▶ **Data section**:
= = = = =

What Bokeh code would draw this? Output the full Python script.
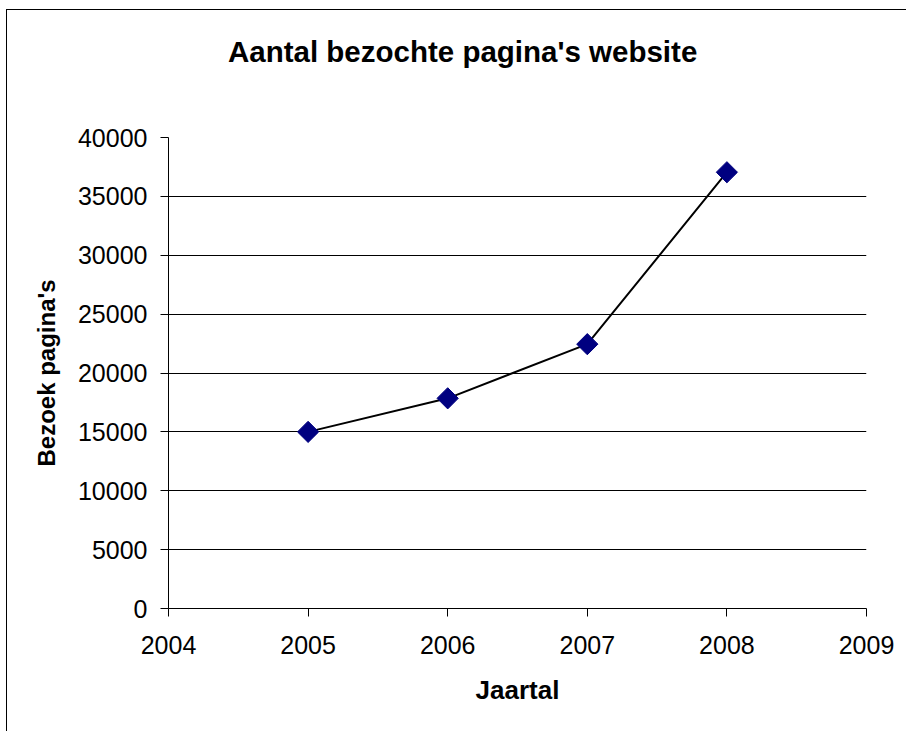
import numpy as np
from bokeh.plotting import figure
from bokeh.models import FixedTicker, Range1d, Div
from bokeh.layouts import column
from bokeh.embed import file_html
from bokeh.resources import INLINE

title_text = "Aantal bezochte pagina's website"
x_label = "Jaartal"
y_label = "Bezoek pagina's"
years = [2005, 2006, 2007, 2008]
visits = [15000, 17850, 22450, 37050]
x_ticks = [2004, 2005, 2006, 2007, 2008, 2009]
y_ticks = [0, 5000, 10000, 15000, 20000, 25000, 30000, 35000, 40000]
grid_ticks = [5000, 10000, 15000, 20000, 25000, 30000, 35000]

FONT = "Liberation Sans"
W, H = 906, 731
D = 80  # height of the title strip

title_div = Div(
    text=(f'<div style="padding-left:228px; padding-top:35px; white-space:nowrap; '
          f'font-family:\'{FONT}\'; font-size:29.5px; font-weight:bold; '
          f'line-height:normal; color:black;">{title_text}</div>'),
    width=W, height=D, margin=0)

p = figure(width=W, height=H - D, output_backend="svg", toolbar_location=None,
           x_range=Range1d(2004, 2009), y_range=Range1d(0, 40000),
           min_border_left=168, min_border_right=40,
           min_border_top=137 - D, min_border_bottom=123, margin=0)
p.outline_line_color = None
p.background_fill_color = "white"
p.border_fill_color = None

p.xaxis.ticker = FixedTicker(ticks=x_ticks)
p.yaxis.ticker = FixedTicker(ticks=y_ticks)
p.xgrid.visible = False
p.ygrid.ticker = FixedTicker(ticks=grid_ticks)
p.ygrid.grid_line_color = "black"
p.ygrid.grid_line_width = 1

for ax in (p.xaxis, p.yaxis):
    ax.axis_line_color = "black"
    ax.major_tick_line_color = "black"
    ax.major_tick_in = 0
    ax.major_tick_out = 8
    ax.minor_tick_line_color = None
    ax.major_label_text_font = FONT
    ax.major_label_text_font_size = "25px"
    ax.major_label_text_color = "black"
    ax.axis_label_text_font = FONT
    ax.axis_label_text_font_style = "bold"
    ax.axis_label_text_color = "black"

p.xaxis.axis_label_text_font_size = "26px"
p.yaxis.axis_label_text_font_size = "24px"
p.xaxis.axis_label = x_label
p.yaxis.axis_label = y_label
p.xaxis.major_label_standoff = 19
p.yaxis.major_label_standoff = 13
p.xaxis.axis_label_standoff = 18
p.yaxis.axis_label_standoff = 15

p.line(years, visits, line_color="black", line_width=2)
p.scatter(years, visits, marker="square", size=15, angle=np.pi / 4,
          fill_color="#000080", line_color="#000080")

layout = column(title_div, p, spacing=0, margin=0)
layout.styles = {
    "background-color": "white",
    "background-image": "linear-gradient(black, black), linear-gradient(black, black)",
    "background-size": "1px 100%, 100% 1px",
    "background-position": "6px 9px, 6px 9px",
    "background-repeat": "no-repeat",
}

open("out.html", "w").write(file_html(layout, INLINE))
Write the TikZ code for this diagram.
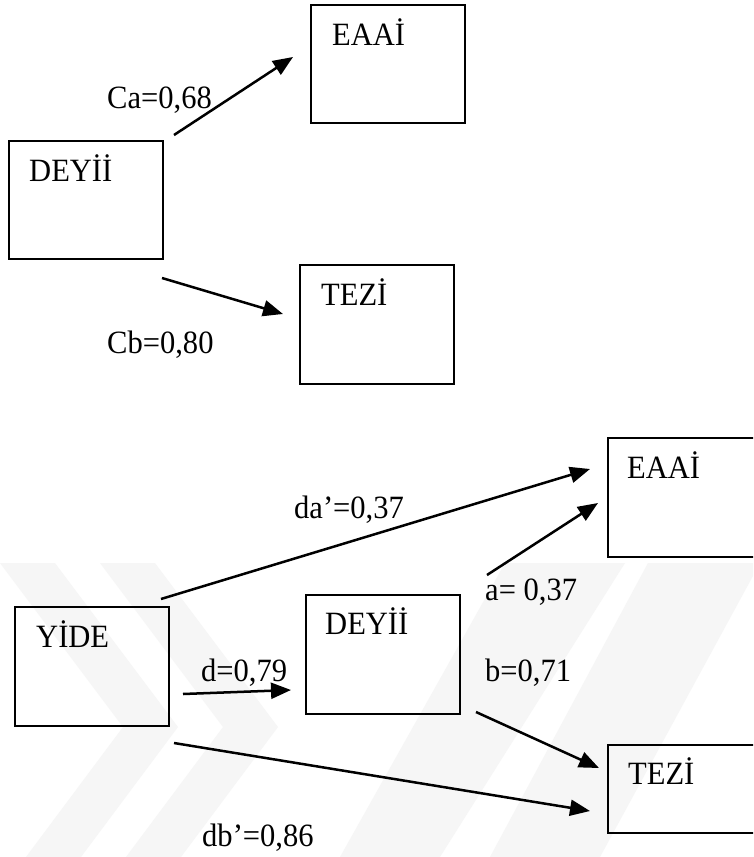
\documentclass[tikz,border=0pt]{standalone}
\usepackage{fontspec}
\setmainfont{Liberation Serif}[FakeStretch=0.94]
\usetikzlibrary{arrows.meta}
\definecolor{wm}{gray}{0.965}
\begin{document}
\begin{tikzpicture}[x=1pt,y=-1pt,
  box/.style={draw, line width=1.8pt, inner sep=0pt, minimum width=154pt, anchor=north west},
  lbl/.style={font=\fontsize{32.5}{39}\selectfont, inner sep=0pt, anchor=base west},
  arr/.style={line width=2.5pt, -{Triangle[length=20pt,width=16pt]}}]
\useasboundingbox (0,0) rectangle (753,857);
\clip (0,0) rectangle (753,857);
\fill[white] (0,0) rectangle (753,857);
% faint watermark
\fill[wm] (0,563) -- (55,563) -- (178,727) -- (81,857) -- (26,857) -- (123,727) -- cycle;
\fill[wm] (100,563) -- (155,563) -- (278,727) -- (181,857) -- (126,857) -- (223,727) -- cycle;
\fill[wm] (505,563) -- (625,563) -- (440,857) -- (340,857) -- cycle;
\fill[wm] (648,563) -- (760,563) -- (600,857) -- (490,857) -- cycle;
% ---- top diagram ----
\node[box, minimum height=118pt] (deyA) at (8,140) {};
\node[box, minimum height=118pt] (eaaA) at (310,4) {};
\node[box, minimum height=119pt] (tezA) at (299,264) {};
\node[lbl] (deyAt) at (29,181) {DEYİİ};
\node[lbl] (eaaAt) at (332,45) {EAAİ};
\node[lbl] (tezAt) at (321,305) {TEZİ};
\node[lbl] (ca) at (107,108) {Ca=0,68};
\node[lbl] (cb) at (107,353) {Cb=0,80};
\coordinate (caS) at (174,135);
\coordinate (caE) at (293,57);
\coordinate (cbS) at (162,278);
\coordinate (cbE) at (283,314);
\draw[arr] (caS) -- (caE);
\draw[arr] (cbS) -- (cbE);
% ---- bottom diagram ----
\node[box, minimum height=119pt] (yide) at (14,606) {};
\node[box, minimum height=119pt] (deyB) at (305,594) {};
\node[box, minimum height=119pt] (eaaB) at (607,437) {};
\node[box, minimum height=88pt] (tezB) at (607,744) {};
\node[lbl] (yidet) at (36,647) {YİDE};
\node[lbl] (deyBt) at (325,634) {DEYİİ};
\node[lbl] (eaaBt) at (627,478) {EAAİ};
\node[lbl] (tezBt) at (628,784) {TEZİ};
\node[lbl] (dal) at (294,518) {da’=0,37};
\node[lbl] (al) at (485,600) {a= 0,37};
\node[lbl] (dl) at (201,681) {d=0,79};
\node[lbl] (bl) at (485,681) {b=0,71};
\node[lbl] (dbl) at (202,846) {db’=0,86};
\coordinate (daS) at (161,599);
\coordinate (daE) at (590,469);
\coordinate (aS) at (487,575);
\coordinate (aE) at (598,503);
\coordinate (dS) at (183,694);
\coordinate (dE) at (291,690);
\coordinate (bS) at (476,712);
\coordinate (bE) at (599,768);
\coordinate (dbS) at (174,743);
\coordinate (dbE) at (590,811);
\draw[arr] (daS) -- (daE);
\draw[arr] (aS) -- (aE);
\draw[arr] (dS) -- (dE);
\draw[arr] (bS) -- (bE);
\draw[arr] (dbS) -- (dbE);
\end{tikzpicture}
\end{document}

= = = = =

▶ **Given task**:
Write the records above out again exactly, with no pictures in your copy.

▶ **Reply to the exercise**:
What Bokeh code would draw this? Output the full Python script.
import numpy as np
from bokeh.plotting import figure
from bokeh.models import FixedTicker, Range1d, Div
from bokeh.layouts import column
from bokeh.embed import file_html
from bokeh.resources import INLINE

title_text = "Aantal bezochte pagina's website"
x_label = "Jaartal"
y_label = "Bezoek pagina's"
years = [2005, 2006, 2007, 2008]
visits = [15000, 17850, 22450, 37050]
x_ticks = [2004, 2005, 2006, 2007, 2008, 2009]
y_ticks = [0, 5000, 10000, 15000, 20000, 25000, 30000, 35000, 40000]
grid_ticks = [5000, 10000, 15000, 20000, 25000, 30000, 35000]

FONT = "Liberation Sans"
W, H = 906, 731
D = 80  # height of the title strip

title_div = Div(
    text=(f'<div style="padding-left:228px; padding-top:35px; white-space:nowrap; '
          f'font-family:\'{FONT}\'; font-size:29.5px; font-weight:bold; '
          f'line-height:normal; color:black;">{title_text}</div>'),
    width=W, height=D, margin=0)

p = figure(width=W, height=H - D, output_backend="svg", toolbar_location=None,
           x_range=Range1d(2004, 2009), y_range=Range1d(0, 40000),
           min_border_left=168, min_border_right=40,
           min_border_top=137 - D, min_border_bottom=123, margin=0)
p.outline_line_color = None
p.background_fill_color = "white"
p.border_fill_color = None

p.xaxis.ticker = FixedTicker(ticks=x_ticks)
p.yaxis.ticker = FixedTicker(ticks=y_ticks)
p.xgrid.visible = False
p.ygrid.ticker = FixedTicker(ticks=grid_ticks)
p.ygrid.grid_line_color = "black"
p.ygrid.grid_line_width = 1

for ax in (p.xaxis, p.yaxis):
    ax.axis_line_color = "black"
    ax.major_tick_line_color = "black"
    ax.major_tick_in = 0
    ax.major_tick_out = 8
    ax.minor_tick_line_color = None
    ax.major_label_text_font = FONT
    ax.major_label_text_font_size = "25px"
    ax.major_label_text_color = "black"
    ax.axis_label_text_font = FONT
    ax.axis_label_text_font_style = "bold"
    ax.axis_label_text_color = "black"

p.xaxis.axis_label_text_font_size = "26px"
p.yaxis.axis_label_text_font_size = "24px"
p.xaxis.axis_label = x_label
p.yaxis.axis_label = y_label
p.xaxis.major_label_standoff = 19
p.yaxis.major_label_standoff = 13
p.xaxis.axis_label_standoff = 18
p.yaxis.axis_label_standoff = 15

p.line(years, visits, line_color="black", line_width=2)
p.scatter(years, visits, marker="square", size=15, angle=np.pi / 4,
          fill_color="#000080", line_color="#000080")

layout = column(title_div, p, spacing=0, margin=0)
layout.styles = {
    "background-color": "white",
    "background-image": "linear-gradient(black, black), linear-gradient(black, black)",
    "background-size": "1px 100%, 100% 1px",
    "background-position": "6px 9px, 6px 9px",
    "background-repeat": "no-repeat",
}

open("out.html", "w").write(file_html(layout, INLINE))
Write the TikZ code for this diagram.
\documentclass[tikz,border=0pt]{standalone}
\usepackage{fontspec}
\setmainfont{Liberation Serif}[FakeStretch=0.94]
\usetikzlibrary{arrows.meta}
\definecolor{wm}{gray}{0.965}
\begin{document}
\begin{tikzpicture}[x=1pt,y=-1pt,
  box/.style={draw, line width=1.8pt, inner sep=0pt, minimum width=154pt, anchor=north west},
  lbl/.style={font=\fontsize{32.5}{39}\selectfont, inner sep=0pt, anchor=base west},
  arr/.style={line width=2.5pt, -{Triangle[length=20pt,width=16pt]}}]
\useasboundingbox (0,0) rectangle (753,857);
\clip (0,0) rectangle (753,857);
\fill[white] (0,0) rectangle (753,857);
% faint watermark
\fill[wm] (0,563) -- (55,563) -- (178,727) -- (81,857) -- (26,857) -- (123,727) -- cycle;
\fill[wm] (100,563) -- (155,563) -- (278,727) -- (181,857) -- (126,857) -- (223,727) -- cycle;
\fill[wm] (505,563) -- (625,563) -- (440,857) -- (340,857) -- cycle;
\fill[wm] (648,563) -- (760,563) -- (600,857) -- (490,857) -- cycle;
% ---- top diagram ----
\node[box, minimum height=118pt] (deyA) at (8,140) {};
\node[box, minimum height=118pt] (eaaA) at (310,4) {};
\node[box, minimum height=119pt] (tezA) at (299,264) {};
\node[lbl] (deyAt) at (29,181) {DEYİİ};
\node[lbl] (eaaAt) at (332,45) {EAAİ};
\node[lbl] (tezAt) at (321,305) {TEZİ};
\node[lbl] (ca) at (107,108) {Ca=0,68};
\node[lbl] (cb) at (107,353) {Cb=0,80};
\coordinate (caS) at (174,135);
\coordinate (caE) at (293,57);
\coordinate (cbS) at (162,278);
\coordinate (cbE) at (283,314);
\draw[arr] (caS) -- (caE);
\draw[arr] (cbS) -- (cbE);
% ---- bottom diagram ----
\node[box, minimum height=119pt] (yide) at (14,606) {};
\node[box, minimum height=119pt] (deyB) at (305,594) {};
\node[box, minimum height=119pt] (eaaB) at (607,437) {};
\node[box, minimum height=88pt] (tezB) at (607,744) {};
\node[lbl] (yidet) at (36,647) {YİDE};
\node[lbl] (deyBt) at (325,634) {DEYİİ};
\node[lbl] (eaaBt) at (627,478) {EAAİ};
\node[lbl] (tezBt) at (628,784) {TEZİ};
\node[lbl] (dal) at (294,518) {da’=0,37};
\node[lbl] (al) at (485,600) {a= 0,37};
\node[lbl] (dl) at (201,681) {d=0,79};
\node[lbl] (bl) at (485,681) {b=0,71};
\node[lbl] (dbl) at (202,846) {db’=0,86};
\coordinate (daS) at (161,599);
\coordinate (daE) at (590,469);
\coordinate (aS) at (487,575);
\coordinate (aE) at (598,503);
\coordinate (dS) at (183,694);
\coordinate (dE) at (291,690);
\coordinate (bS) at (476,712);
\coordinate (bE) at (599,768);
\coordinate (dbS) at (174,743);
\coordinate (dbE) at (590,811);
\draw[arr] (daS) -- (daE);
\draw[arr] (aS) -- (aE);
\draw[arr] (dS) -- (dE);
\draw[arr] (bS) -- (bE);
\draw[arr] (dbS) -- (dbE);
\end{tikzpicture}
\end{document}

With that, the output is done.